The six -- two Kenyans, two French, a Bulgarian and a Belgian -- were flown to the Kenyan capital Nairobi in a special plane, arriving late on Tuesday.

"I understand $3 million in ransom was paid to release the six aid workers kidnapped from our region," local elder Farah Hussein told Reuters by phone from Gurael in central Somalia.

The French foreign ministry and the organization the captives work for both denied that any ransom had been paid.

The father of one of the Kenyan pilots echoed the denial.

"I am very very excited that my son is back and we thank God for bringing him back," James Kamore told Reuters as he waited at Nairobi's Wilson Airport.

"No ransom was paid by the Kenya government or the French government it was pure negotiations.
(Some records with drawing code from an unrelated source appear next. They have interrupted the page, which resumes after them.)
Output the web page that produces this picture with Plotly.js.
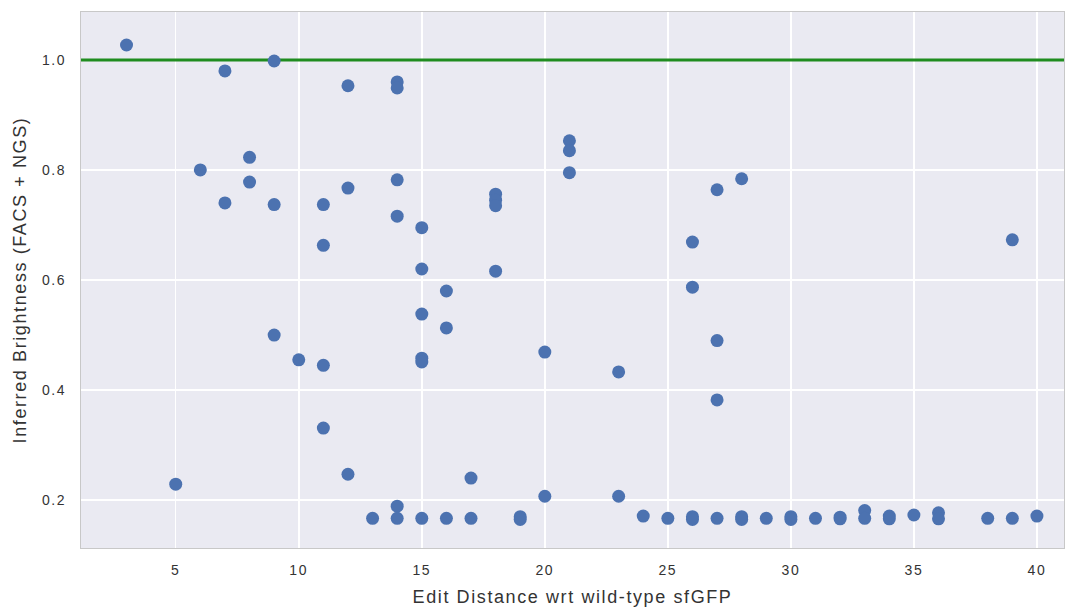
<!DOCTYPE html>
<html>
<head>
<meta charset="utf-8">
<script src="https://cdn.plot.ly/plotly-3.0.1.min.js"></script>
<style>
html,body{margin:0;padding:0;background:#fff;}
#chart{width:1066px;height:608px;}
#chart .xtick text, #chart .ytick text{letter-spacing:1.6px;}
#chart .xtitle, #chart .ytitle{letter-spacing:1.6px;}
</style>
</head>
<body>
<div id="chart"></div>
<script>
// Edit distance (x) and inferred brightness (y)
const editDistance = [
  3, 5, 6, 7, 7, 8, 8, 9, 9, 9,
  10, 11, 11, 11, 11, 12, 12, 12, 13,
  14, 14, 14, 14, 14, 14,
  15, 15, 15, 15, 15, 15,
  16, 16, 16, 17, 17,
  18, 18, 18, 18, 19, 19,
  20, 20, 21, 21, 21, 23, 23, 24, 25,
  26, 26, 26, 26, 27, 27, 27, 27,
  28, 28, 28, 29, 30, 30, 31, 32, 32,
  33, 33, 34, 34, 35, 36, 36, 38, 39, 39, 40
];
const brightness = [
  1.027, 0.229, 0.800, 0.980, 0.740, 0.823, 0.778, 0.998, 0.737, 0.500,
  0.455, 0.737, 0.663, 0.445, 0.331, 0.953, 0.767, 0.247, 0.167,
  0.960, 0.949, 0.782, 0.716, 0.189, 0.167,
  0.695, 0.620, 0.538, 0.458, 0.451, 0.167,
  0.580, 0.513, 0.167, 0.240, 0.167,
  0.756, 0.745, 0.735, 0.616, 0.170, 0.165,
  0.469, 0.207, 0.853, 0.835, 0.795, 0.433, 0.207, 0.171, 0.167,
  0.669, 0.587, 0.170, 0.165, 0.764, 0.490, 0.382, 0.167,
  0.784, 0.170, 0.165, 0.167, 0.170, 0.165, 0.167, 0.169, 0.166,
  0.181, 0.167, 0.171, 0.166, 0.173, 0.177, 0.166, 0.167, 0.673, 0.167, 0.171
];
const referenceLevel = [1.0];
const xRange = [1.15, 41.1];
const yRange = [0.113, 1.087];
const xTicks = [5, 10, 15, 20, 25, 30, 35, 40];
const yTicks = [0.2, 0.4, 0.6, 0.8, 1.0];
const yTickText = ['0.2', '0.4', '0.6', '0.8', '1.0'];

const traces = [
  {
    x: xRange, y: [referenceLevel[0], referenceLevel[0]],
    type: 'scatter', mode: 'lines',
    line: {color: '#1f8c1f', width: 3},
    hoverinfo: 'skip', showlegend: false
  },
  {
    x: editDistance, y: brightness,
    type: 'scatter', mode: 'markers',
    marker: {color: '#4c72b0', size: 13},
    showlegend: false
  }
];

const fam = 'Liberation Sans, Arial, sans-serif';
const tickFont = {family: fam, size: 14, color: '#333333'};
const titleFont = {family: fam, size: 18, color: '#333333'};
const layout = {
  width: 1066, height: 608,
  margin: {l: 81, r: 2, t: 12, b: 60},
  paper_bgcolor: '#ffffff',
  plot_bgcolor: '#eaeaf2',
  showlegend: false,
  xaxis: {
    range: xRange, tickvals: xTicks, ticks: '', tickfont: tickFont, ticklabelstandoff: 9,
    showgrid: true, gridcolor: '#ffffff', gridwidth: 1.5, zeroline: false,
    showline: true, linecolor: '#c8c8c8', linewidth: 1, mirror: true,
    title: {text: 'Edit Distance wrt wild-type sfGFP', font: titleFont, standoff: 13}
  },
  yaxis: {
    range: yRange, tickvals: yTicks, ticktext: yTickText, ticks: '', tickfont: tickFont, ticklabelstandoff: 11,
    showgrid: true, gridcolor: '#ffffff', gridwidth: 1.5, zeroline: false,
    showline: true, linecolor: '#c8c8c8', linewidth: 1, mirror: true,
    title: {text: 'Inferred Brightness (FACS + NGS)', font: titleFont, standoff: 15}
  }
};

Plotly.newPlot('chart', traces, layout, {displayModeBar: false, staticPlot: true});
</script>
</body>
</html>
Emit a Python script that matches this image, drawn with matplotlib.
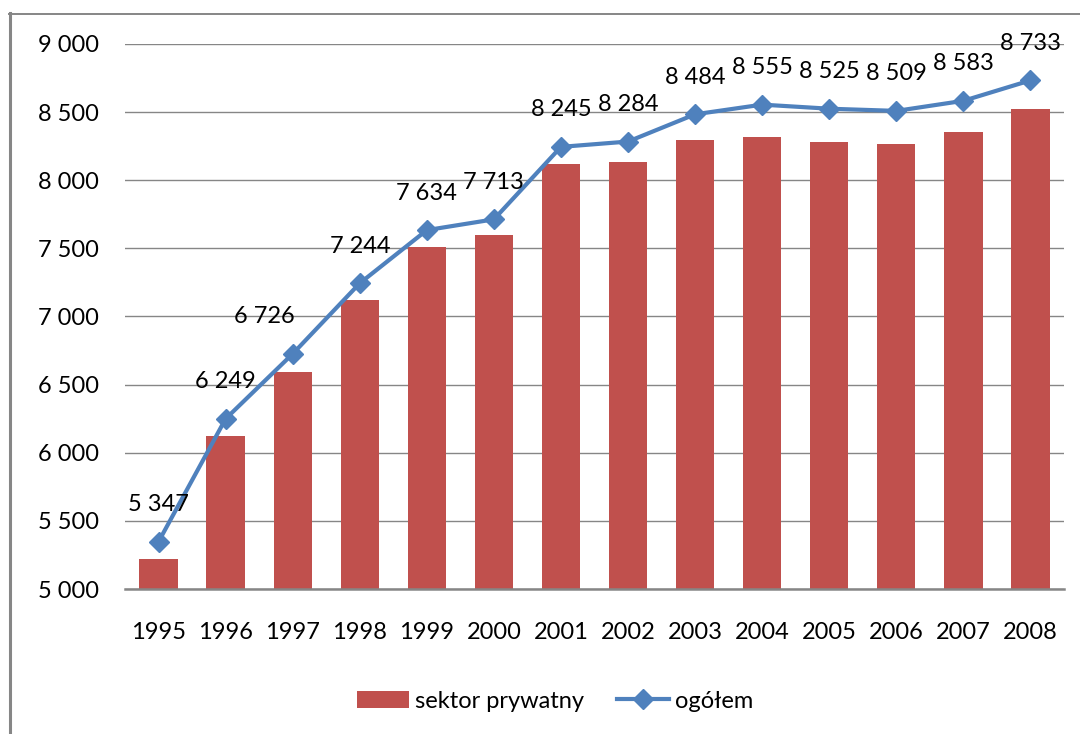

They saw they could not get any money out of this and released them," a tearful Kamore said.

French President Nicolas Sarkozy welcomed the release.

"The president is overjoyed and very relieved over the announcement that four members of the NGO "Action Contre la Faim," have been freed after being held hostage in Somalia for nine months," a statement from the presidency said.

The foreign hostages were hidden from the press and driven away soon after they arrived in Nairobi, while the two Kenyans were reunited with their families.

Aid workers have been the targets of assassinations and kidnappings during a two-year insurgency led by Islamist militants against the government and foreign backers.

But captives are rarely harmed and are usually set free once a ransom is paid.

Four of the foreigners were aid workers with Action Contre La Faim (Action Against Hunger), and two were the Kenyan pilots who flew them to an airstrip in central Somalia where they were kidnapped by armed men in three battle wagons and three small cars.

President Sheikh Sharif Ahmed, a moderate Islamist elected earlier this year in the 15th attempt to form a central government, is struggling to deal with insurgent groups who control swathes of territory.

More than a million Somalis have been uprooted from their homes by the fighting and a third of the population depends on food aid.